The Supreme Court has never applied the good faith exception to excuse an officer who was negligent himself, and whose negligence directly led to the violation of the defendant’s constitutional rights.3 Here, the government fails to assert that Agent Walla relied on anyone or anything in conducting his search of Camou’s cell phone, let alone that any reliance was reasonable. The government instead only asserts that by searching the phone, Agent Walla was not acting “recklessly[,] or deliberately” misbehaving.  In this case, the good faith exception cannot apply.
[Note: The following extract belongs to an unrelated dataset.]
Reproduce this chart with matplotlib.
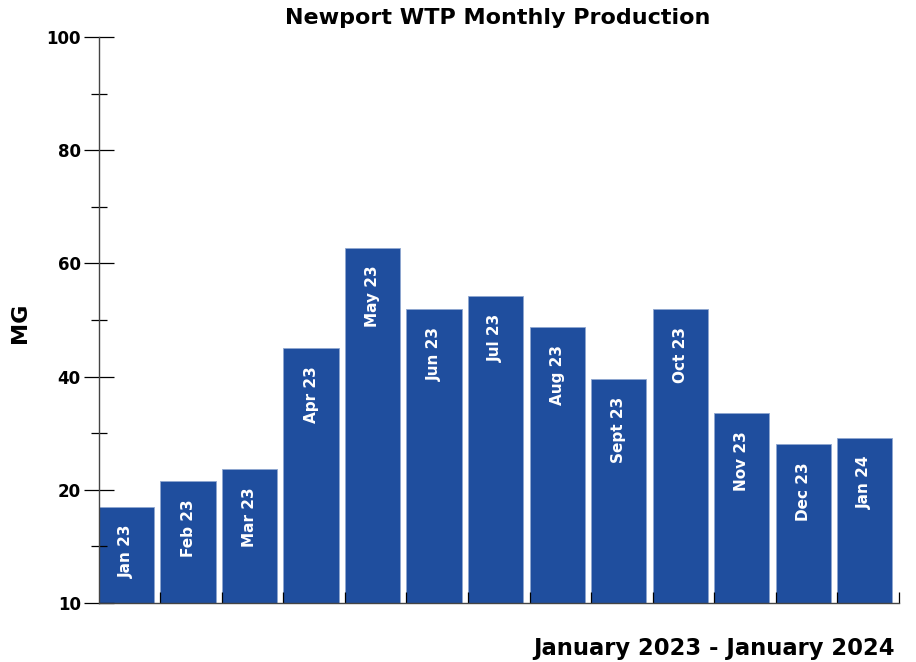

Finally, the Ninth Circuit pointed out that even if one of these exceptions had applied, the government would still have lost the case because the police search of the phone was not supported by probable cause.  Although the police had probable case to believe that the phone call logs contained evidence of the immigration crime (and thus the police could presumably have obtained a warrant to look at the call logs), the search they conducted was overbroad because the police went beyond the phone log and searched through Camou’s photos and videos as well.  Like the reasoning in the rest of the opinion, this part of the holding demonstrates that the Ninth Circuit is embracing the spirit of the Riley decision by treating smart phone searches as qualitatively different from any other type of search.